*The task*
Your reply should be a single number: how many lines contain the string "matplotlib".

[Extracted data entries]
-- start --

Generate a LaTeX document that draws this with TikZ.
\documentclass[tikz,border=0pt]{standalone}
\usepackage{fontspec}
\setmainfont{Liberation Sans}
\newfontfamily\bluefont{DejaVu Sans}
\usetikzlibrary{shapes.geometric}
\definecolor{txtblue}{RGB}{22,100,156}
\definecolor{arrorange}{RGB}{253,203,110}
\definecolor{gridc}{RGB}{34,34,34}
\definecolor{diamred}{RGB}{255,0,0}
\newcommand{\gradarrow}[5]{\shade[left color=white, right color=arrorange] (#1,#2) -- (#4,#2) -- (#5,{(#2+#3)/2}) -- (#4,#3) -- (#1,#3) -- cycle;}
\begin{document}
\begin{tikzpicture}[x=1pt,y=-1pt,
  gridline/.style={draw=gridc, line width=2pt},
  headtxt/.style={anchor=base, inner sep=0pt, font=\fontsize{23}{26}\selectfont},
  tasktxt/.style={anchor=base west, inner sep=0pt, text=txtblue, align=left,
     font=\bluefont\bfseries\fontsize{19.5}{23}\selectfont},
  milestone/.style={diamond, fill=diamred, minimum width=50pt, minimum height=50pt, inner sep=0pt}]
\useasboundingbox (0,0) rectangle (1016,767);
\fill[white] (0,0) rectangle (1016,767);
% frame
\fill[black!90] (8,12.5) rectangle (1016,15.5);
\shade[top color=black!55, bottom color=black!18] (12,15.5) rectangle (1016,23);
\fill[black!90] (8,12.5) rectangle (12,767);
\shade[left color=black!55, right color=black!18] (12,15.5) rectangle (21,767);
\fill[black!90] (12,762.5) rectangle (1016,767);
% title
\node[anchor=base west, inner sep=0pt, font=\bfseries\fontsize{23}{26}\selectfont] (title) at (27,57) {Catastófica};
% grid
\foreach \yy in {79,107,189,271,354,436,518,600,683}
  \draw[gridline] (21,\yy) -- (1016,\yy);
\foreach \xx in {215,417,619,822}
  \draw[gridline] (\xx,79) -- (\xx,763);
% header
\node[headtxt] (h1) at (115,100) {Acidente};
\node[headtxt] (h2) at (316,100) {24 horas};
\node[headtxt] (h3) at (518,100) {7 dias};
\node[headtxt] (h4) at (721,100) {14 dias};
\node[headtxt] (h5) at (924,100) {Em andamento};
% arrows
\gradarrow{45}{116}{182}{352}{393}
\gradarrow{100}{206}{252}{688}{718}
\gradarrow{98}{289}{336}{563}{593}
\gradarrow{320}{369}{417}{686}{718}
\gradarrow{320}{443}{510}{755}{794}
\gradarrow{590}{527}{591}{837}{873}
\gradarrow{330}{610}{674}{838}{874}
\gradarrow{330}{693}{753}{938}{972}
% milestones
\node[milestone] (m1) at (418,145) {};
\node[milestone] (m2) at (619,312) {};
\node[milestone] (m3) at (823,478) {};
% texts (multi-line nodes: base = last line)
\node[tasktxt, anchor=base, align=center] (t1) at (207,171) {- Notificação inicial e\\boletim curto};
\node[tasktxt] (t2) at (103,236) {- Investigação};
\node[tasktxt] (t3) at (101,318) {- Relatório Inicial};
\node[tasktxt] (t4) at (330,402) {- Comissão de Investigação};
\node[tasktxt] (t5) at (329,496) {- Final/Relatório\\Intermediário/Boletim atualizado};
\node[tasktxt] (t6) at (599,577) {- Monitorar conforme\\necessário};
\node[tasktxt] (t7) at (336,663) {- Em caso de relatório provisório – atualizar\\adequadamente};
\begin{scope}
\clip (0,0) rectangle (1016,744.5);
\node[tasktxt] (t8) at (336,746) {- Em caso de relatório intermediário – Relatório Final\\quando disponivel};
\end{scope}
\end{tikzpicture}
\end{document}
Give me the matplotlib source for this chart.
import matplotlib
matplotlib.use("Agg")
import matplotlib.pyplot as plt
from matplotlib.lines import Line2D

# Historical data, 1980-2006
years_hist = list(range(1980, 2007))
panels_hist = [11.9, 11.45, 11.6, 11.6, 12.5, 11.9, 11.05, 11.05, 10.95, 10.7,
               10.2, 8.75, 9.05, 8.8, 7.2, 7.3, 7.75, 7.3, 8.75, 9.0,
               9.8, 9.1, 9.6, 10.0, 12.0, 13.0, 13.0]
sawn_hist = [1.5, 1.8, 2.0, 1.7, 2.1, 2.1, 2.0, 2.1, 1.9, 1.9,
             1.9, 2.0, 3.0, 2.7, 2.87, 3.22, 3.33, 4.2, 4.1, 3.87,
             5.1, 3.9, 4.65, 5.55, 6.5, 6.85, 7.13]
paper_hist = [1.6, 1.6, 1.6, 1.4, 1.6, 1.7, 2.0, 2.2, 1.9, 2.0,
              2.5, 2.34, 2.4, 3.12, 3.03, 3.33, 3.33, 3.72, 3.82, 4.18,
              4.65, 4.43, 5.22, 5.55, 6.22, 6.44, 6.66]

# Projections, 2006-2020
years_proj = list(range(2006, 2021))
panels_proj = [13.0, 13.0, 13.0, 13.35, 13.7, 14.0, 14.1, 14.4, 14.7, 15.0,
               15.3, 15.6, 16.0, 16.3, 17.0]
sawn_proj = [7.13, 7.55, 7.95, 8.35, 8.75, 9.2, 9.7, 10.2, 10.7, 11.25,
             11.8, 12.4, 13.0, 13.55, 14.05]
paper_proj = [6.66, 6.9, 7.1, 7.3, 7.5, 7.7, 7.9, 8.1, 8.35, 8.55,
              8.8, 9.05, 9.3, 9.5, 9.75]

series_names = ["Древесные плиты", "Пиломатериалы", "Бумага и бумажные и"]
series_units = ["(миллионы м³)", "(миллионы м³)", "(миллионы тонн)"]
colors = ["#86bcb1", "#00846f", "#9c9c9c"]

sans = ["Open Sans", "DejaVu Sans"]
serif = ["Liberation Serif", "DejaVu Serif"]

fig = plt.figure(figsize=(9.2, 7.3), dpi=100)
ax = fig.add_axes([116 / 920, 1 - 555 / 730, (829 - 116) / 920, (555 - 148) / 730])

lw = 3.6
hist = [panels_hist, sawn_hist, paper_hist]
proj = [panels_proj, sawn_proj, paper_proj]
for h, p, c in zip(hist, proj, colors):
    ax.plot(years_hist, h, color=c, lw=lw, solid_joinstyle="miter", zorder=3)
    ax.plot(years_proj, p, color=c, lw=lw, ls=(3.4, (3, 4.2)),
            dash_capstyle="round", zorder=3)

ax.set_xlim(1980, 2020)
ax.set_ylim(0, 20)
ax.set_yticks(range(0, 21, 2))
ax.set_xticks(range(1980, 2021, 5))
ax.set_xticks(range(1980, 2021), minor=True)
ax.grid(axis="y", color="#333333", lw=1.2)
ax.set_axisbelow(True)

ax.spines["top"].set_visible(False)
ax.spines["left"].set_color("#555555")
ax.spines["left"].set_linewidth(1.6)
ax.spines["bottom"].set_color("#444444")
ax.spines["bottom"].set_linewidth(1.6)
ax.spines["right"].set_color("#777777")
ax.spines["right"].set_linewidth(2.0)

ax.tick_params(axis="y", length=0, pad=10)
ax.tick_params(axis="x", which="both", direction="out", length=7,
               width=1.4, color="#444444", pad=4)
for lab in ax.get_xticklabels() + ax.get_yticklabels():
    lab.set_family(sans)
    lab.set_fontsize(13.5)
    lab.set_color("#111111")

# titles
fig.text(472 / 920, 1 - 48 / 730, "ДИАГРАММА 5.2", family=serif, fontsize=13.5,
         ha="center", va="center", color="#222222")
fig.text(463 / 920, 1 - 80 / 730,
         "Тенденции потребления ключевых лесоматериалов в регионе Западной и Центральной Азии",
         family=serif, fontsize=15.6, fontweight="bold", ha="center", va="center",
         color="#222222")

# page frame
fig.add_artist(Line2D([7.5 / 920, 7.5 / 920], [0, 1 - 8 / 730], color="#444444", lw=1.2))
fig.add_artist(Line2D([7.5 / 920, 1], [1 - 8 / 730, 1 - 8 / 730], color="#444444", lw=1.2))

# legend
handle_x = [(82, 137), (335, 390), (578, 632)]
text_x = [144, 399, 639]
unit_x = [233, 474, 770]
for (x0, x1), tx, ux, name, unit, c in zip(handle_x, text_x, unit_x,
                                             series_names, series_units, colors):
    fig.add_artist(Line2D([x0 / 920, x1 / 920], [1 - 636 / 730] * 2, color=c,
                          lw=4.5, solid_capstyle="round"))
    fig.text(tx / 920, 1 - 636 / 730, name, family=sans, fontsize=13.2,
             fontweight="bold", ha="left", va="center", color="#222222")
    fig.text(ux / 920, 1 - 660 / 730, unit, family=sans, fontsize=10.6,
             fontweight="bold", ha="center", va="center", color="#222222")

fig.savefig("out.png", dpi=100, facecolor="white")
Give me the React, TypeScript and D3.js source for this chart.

-- end --

*Exercise answer*
5